Eighty firefighters tackled a large blaze at a thatched property in North Devon this morning.
Fifteen fire crews were sent to the fire at Downwater Cottages at Horns Cross on the A39 near Bideford after the alarm was raised at around 4am.
The occupants of the two-storey cottage managed to escape unharmed after being alerted to the fire by their pet cat.
Because of the number of emergency vehicles at the scene, and the sheer size of the blaze, the A39 was closed to traffic for most of the day.
A total of 15 fire appliances from Bideford, Barnstaple, Hartland, Ilfracombe, Hatherleigh, Holsworthy, South Molton, Appledore, Torrington, and Honiton were sent to the fire.
The fire service said crews arrived on scene and found one thatched property well alight.
It is understood the fire broke out in the middle cottage on a row of a couple of properties, which are situated on the main road approximately one mile along from The Hoops Inn and Country House Hotel.
Firefighters used several hose reel jets, two covering jets and compressed air foam to tackle the fire.
They remained at the scene for the majority of today and said they were making good progress with salvage operations and firefighting.
It is believed the fire started in the thatched roof of the cottage, which straddles over two properties. The neighbouring property, which was unoccupied at the time, was relatively unaffected by the flames and only suffered heat and smoke damage.
However, the property where the fire broke out has been severely damaged by fire. The incident commander confirmed the thatched roof was 100% destroyed by the fire, while the first-floor was 90% damaged and the ground-floor 60%. He said it would be “some time” before the occupants were able to move back into the house again.
Despite the extensive damage to the property, fire crews managed to salvage approximately 90% of the couple’s belongings. Firefighters removed furniture and possessions from the property while it was being ravaged by fire.
The occupants of the cottage, Mr and Mrs Wilcox, were assisted by The Red Cross Fire and Emergency Support Service and are expected to be offered alternative accommodation.
Maxine Wilcox, 48, said: “It has been such a shock this morning. As soon as we realised what was happening we got out of the cottage and called the fire brigade. I’m just glad the cat woke me up.”
Although the fire has now been extinguished, fire crews remain at the scene to dampen down hotspots and remove the burnt thatch from within the property.
Jeff Harding, who was the incident commander overnight, said he was "proud" of crews who battled the blaze.
He said: “The fire was in the roof, we knew it was in the roof and we knew we could not tackle it at that point because if we tried we would have lost the building.
“Our focus was on moving the personal belongings of the occupier while trying to stop the fire spreading into the extensions either side of the thatched property.”
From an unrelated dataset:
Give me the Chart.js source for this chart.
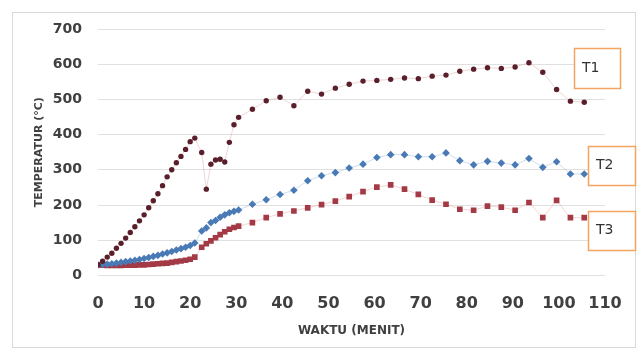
<!DOCTYPE html>
<html>
<head>
<meta charset="utf-8">
<script src="https://cdn.jsdelivr.net/npm/chart.js@4"></script>
<style>
  body { margin: 0; background: #fff; }
</style>
</head>
<body>
<canvas id="chart" width="641" height="352"></canvas>
<script>
// waktu (menit)
var TIME = [0, 1, 2, 3, 4, 5, 6, 7, 8, 9, 10, 11, 12, 13, 14, 15, 16, 17, 18, 19, 20, 21,
    22.5, 23.5, 24.5, 25.5, 26.5, 27.5, 28.5, 29.5,
    30.5, 33.5, 36.5, 39.5, 42.5, 45.5, 48.5, 51.5, 54.5, 57.5, 60.5, 63.5, 66.5,
    69.5, 72.5, 75.5, 78.5, 81.5, 84.5, 87.5, 90.5, 93.5, 96.5, 99.5, 102.5, 105.5];

var T1 = [30, 40, 52, 63, 77, 91, 106, 122, 138, 155, 172, 192, 212, 232, 255, 280, 300, 320, 338, 358, 380, 390,
    349, 245, 316, 328, 330, 322, 378, 428,
    449, 472, 496, 506, 482, 523, 515, 532, 543, 552, 554, 557, 561,
    559, 566, 569, 580, 586, 590, 588, 592, 604, 577, 528, 495, 492];

var T2 = [30, 31, 32, 33, 35, 37, 39, 41, 43, 45, 48, 51, 54, 57, 61, 64, 68, 72, 76, 80, 85, 92,
    126, 135, 150, 156, 165, 172, 178, 182,
    186, 202, 215, 230, 242, 269, 283, 292, 305, 316, 335, 343, 343,
    337, 337, 348, 326, 314, 324, 319, 314, 332, 307, 323, 288, 288];

var T3 = [30, 29, 28, 28, 28, 28, 29, 29, 29, 30, 30, 31, 32, 33, 34, 35, 37, 39, 41, 43, 46, 52,
    80, 90, 98, 107, 116, 124, 131, 136,
    140, 150, 164, 175, 183, 192, 201, 211, 224, 238, 251, 257, 245,
    230, 214, 202, 188, 185, 197, 194, 185, 207, 164, 213, 164, 164];

var BOX_LABELS = ['T1', 'T2', 'T3'];

function toPoints(values) {
    var pts = [];
    for (var i = 0; i < values.length; i++) {
        pts.push({ x: TIME[i], y: values[i] });
    }
    return pts;
}

// frame round the chart + the T1/T2/T3 boxes
var decor = {
    id: 'decor',
    beforeDraw: function(chart) {
        var ctx = chart.ctx;
        ctx.save();
        ctx.fillStyle = '#fff';
        ctx.fillRect(0, 0, chart.width, chart.height);
        ctx.strokeStyle = '#d9d9d9';
        ctx.lineWidth = 1;
        ctx.strokeRect(12.5, 12.5, 623, 335);
        ctx.restore();
    },
    afterDraw: function(chart) {
        var ctx = chart.ctx;
        var boxes = [[574, 48, 46, 40], [588, 146, 47, 39], [588, 211, 47, 39]];
        ctx.save();
        ctx.font = '14px "DejaVu Sans"';
        ctx.textBaseline = 'middle';
        for (var i = 0; i < boxes.length; i++) {
            var b = boxes[i];
            ctx.fillStyle = '#fff';
            ctx.fillRect(b[0], b[1], b[2], b[3]);
            ctx.strokeStyle = '#f4a460';
            ctx.lineWidth = 1.5;
            ctx.strokeRect(b[0] + 0.5, b[1] + 0.5, b[2], b[3]);
            ctx.fillStyle = '#333';
            ctx.fillText(BOX_LABELS[i], b[0] + 8, b[1] + b[3] / 2);
        }
        ctx.restore();
    }
};

var data = {
    datasets: [{
        label: 'T1',
        data: toPoints(T1),
        showLine: true,
        borderColor: 'rgba(200,120,120,0.3)',
        borderWidth: 1,
        pointStyle: 'circle',
        pointRadius: 2.7,
        pointBackgroundColor: '#5a1f2a',
        pointBorderColor: '#5a1f2a',
        pointBorderWidth: 0
    }, {
        label: 'T2',
        data: toPoints(T2),
        showLine: true,
        borderColor: 'rgba(110,160,210,0.35)',
        borderWidth: 1,
        pointStyle: 'rectRot',
        pointRadius: 3.8,
        pointBackgroundColor: '#4a7ab5',
        pointBorderColor: '#4a7ab5',
        pointBorderWidth: 0
    }, {
        label: 'T3',
        data: toPoints(T3),
        showLine: true,
        borderColor: 'rgba(230,130,130,0.35)',
        borderWidth: 1,
        pointStyle: 'rect',
        pointRadius: 4,
        pointBackgroundColor: '#a33a45',
        pointBorderColor: '#a33a45',
        pointBorderWidth: 0
    }]
};

var ctx = document.getElementById('chart').getContext('2d');
var myChart = new Chart(ctx, {
    type: 'scatter',
    data: data,
    plugins: [decor],
    options: {
        responsive: false,
        animation: false,
        layout: { padding: { left: 0, right: 36, top: 29, bottom: 14 } },
        plugins: {
            legend: { display: false },
            tooltip: { enabled: false }
        },
        scales: {
            x: {
                type: 'linear',
                min: 0,
                max: 110,
                grid: { display: false, drawTicks: false },
                border: { display: false },
                ticks: {
                    stepSize: 10,
                    padding: 19,
                    maxRotation: 0,
                    color: '#404040',
                    font: { family: 'DejaVu Sans', size: 16, weight: 'bold' }
                },
                title: {
                    display: true,
                    text: 'WAKTU (MENIT)',
                    color: '#404040',
                    padding: { top: -9, bottom: 0 },
                    font: { family: 'DejaVu Sans', size: 12, weight: 'bold' }
                }
            },
            y: {
                min: 0,
                max: 700,
                afterFit: function(scale) { scale.width = 98; },
                grid: { color: '#e0e0e0', drawTicks: false },
                border: { display: false },
                ticks: {
                    stepSize: 100,
                    padding: 16,
                    color: '#404040',
                    font: { family: 'DejaVu Sans', size: 14, weight: 'bold' }
                },
                title: {
                    display: true,
                    text: 'TEMPERATUR (°C)',
                    color: '#404040',
                    padding: { top: 33, bottom: 0 },
                    font: { family: 'DejaVu Sans', size: 11, weight: 'bold' }
                }
            }
        }
    }
});
</script>
</body>
</html>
“I am really proud of what the crews here have done and how hard they have worked to save the extensions and as many belongings as possible.”
Engineers from Western Power Distribution were called to the scene to isolate electricity supply to the property.
A building inspector was also called to check the stability of the property, however the fire service confirmed the building was structurally sound and not in danger of collapsing.
Colin Mills, who took over as the fire service’s incident commander this morning, said most of the damage was done by 7am but said crews would remain on scene throughout the day to clear the debris and stop any re-ignition.
He said: “There’s still a few hotspots so two crews are still here and they are making sure we don’t get any re-ignition. We’ve also got several thermal imaging cameras in the building, checking for hotspots.
“We’ve got to remove all of the thatch which has fallen in on the top floor. It’s really thick and still smouldering so we are raking it out of the property, hosing it down and turning it over. We’re making steady progress.”
Mr Mills said the firefighters had worked “tirelessly” throughout the night to tackle the blaze and stop it spreading.
He said: “It’s relentless. It’s not a five minute fix. Once you’ve saved the people you’ve got to tackle the fire, salvage belongings and do the clear up. It’s a dirty job and hard work. The crews here are quite tenacious. They don’t give up. They’ve been working hard.”
Devon and Somerset Fire and Rescue Service carried out an investigation into the cause of the fire and deemed it to be accidental. They confirmed working alarms were fitted in the property. A further investigation of the chimney will now be carried out by the fire service and insurance investigators.
The A39 was closed in both directions between the East Road junction in Kilkhampton and Northam in Bideford for several hours. It was reopened by 5pm.